Exoplanet spectroscopy with VLTI dual-field interferometry

£4.84M GBP

Funder Science and Technology Facilities Council
Recipient Organization University of Exeter
Country United Kingdom
Start Date Mar 31, 2024
End Date Mar 30, 2027
Duration 1,094 days
Number of Grantees 1
Roles Principal Investigator
Data Source UKRI Gateway to Research
Grant ID ST/Y002695/1
Grant Description

Direct imaging becomes an increasingly important tool in our toolbox for characterising exoplanets, in particular close to the snowline at a few astronomical units where most Jovian planets are expected to reside.

GAIA astrometry is destined to discover thousands of planets near the peak of the exoplanet distribution and to populate the mass-luminosity diagram.

However, determining the formation pathway of these planets will require spectroscopic follow-up that is very challenging, since most of the planets will be at separations <0.2" from their host star, a regime where even extreme-AO systems struggle to achieve the required contrast due to correlated speckle noise.

The GRAVITY instrument recently demonstrated that dual-field interferometry is able to achieve deep contrasts at inner working angles close to the diffraction-limit of the 8.2m VLT telescopes using the phase information provided interferometry.

This method effectively combining the star-light suppression from extreme adaptive optics with star-light suppression from interferometry.
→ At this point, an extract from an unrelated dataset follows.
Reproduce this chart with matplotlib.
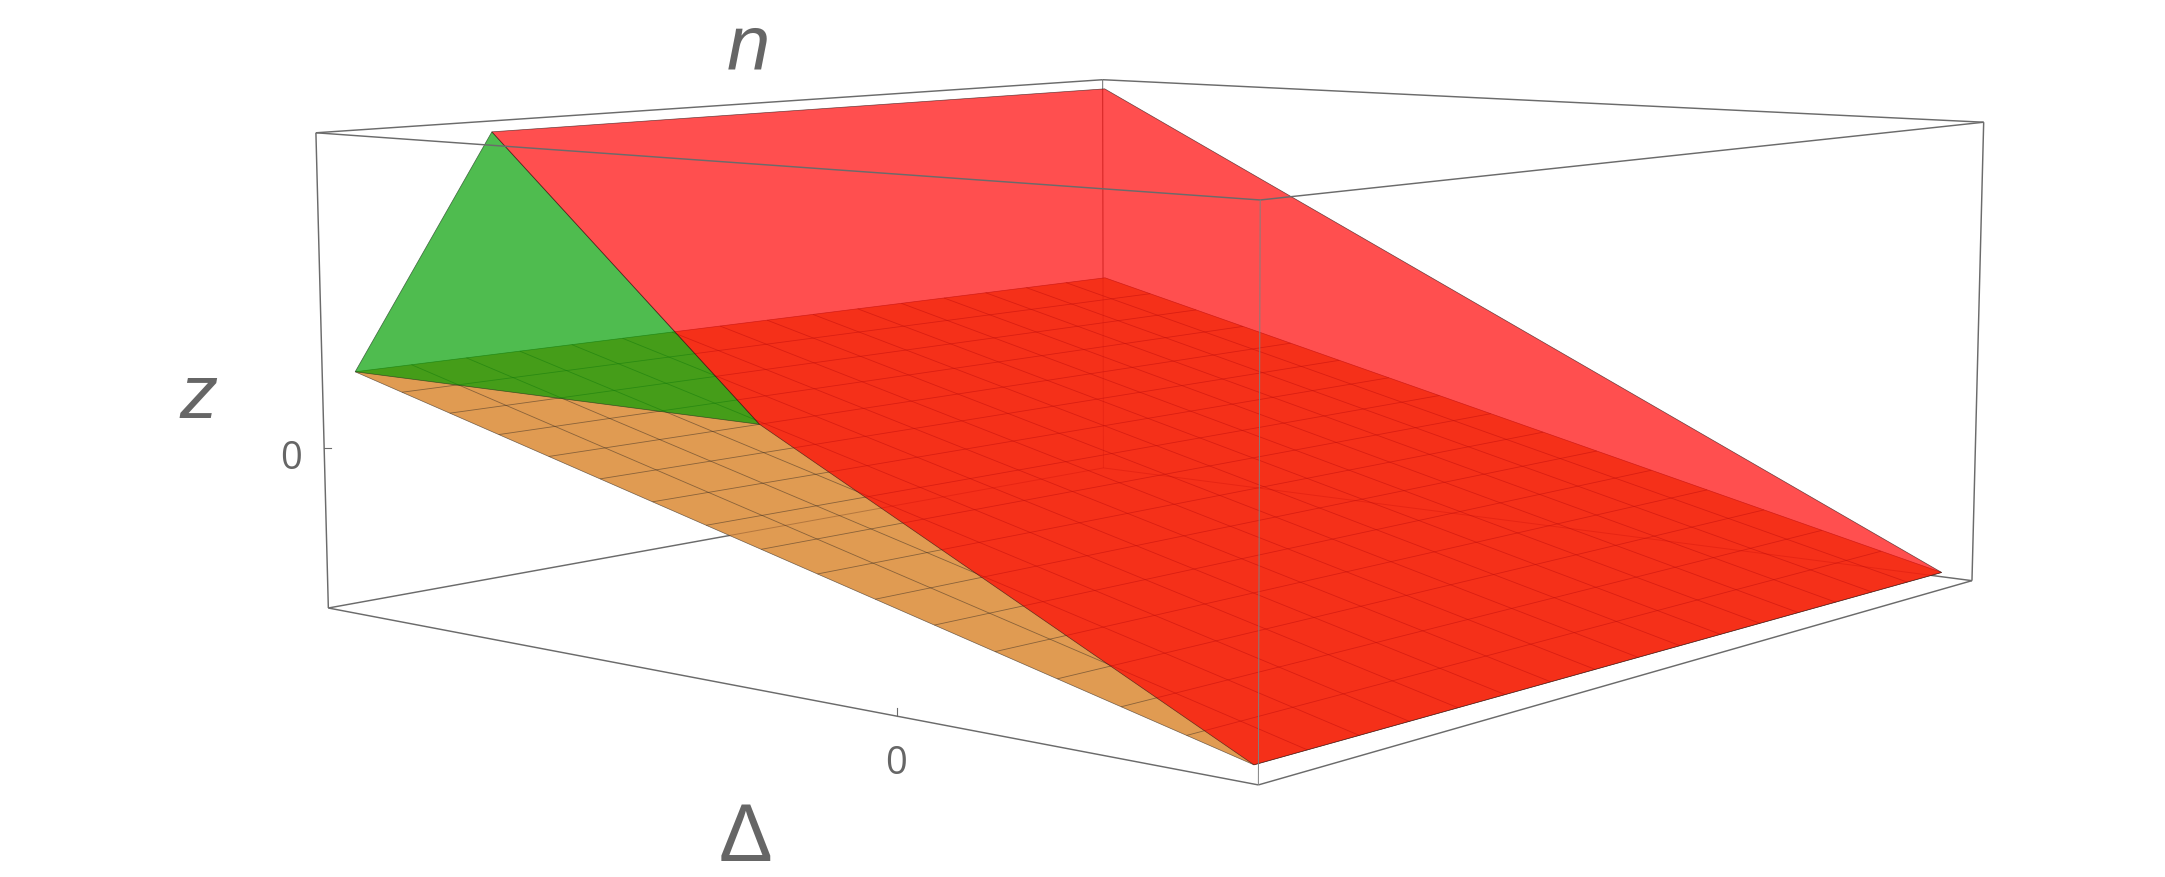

The aim of this project is to develop this method further, to exploit it for the study of exoplanetary atmospheres, and to apply it for the first time in the shorter-wavelengths Y and J-bands (1.05-1.35 micrometer), a regime that is highly complementary to GRAVITY's K-band (2-2.4 micrometer).

For this purpose, we will commission an equivalent dual-field mode with the VLT unit telescopes at the BIFROST instrument that the Exeter group is currently building for the VLTI visitor focus.

Building on our experience with GRAVITY, we will implement equivalent starlight suppression algorithm in the BIFROST pipeline and validate them with first BIFROST data as it becomes available in the second year of the project.

We will push the science exploitation of GRAVITY and BIFROST for atmospheric retrieval, and combine data from the different wavebands to break current degeneracies between the C/O ratio and surface-gravity/metallicity for giant planets orbiting inside 10 au, such as Beta Pic c.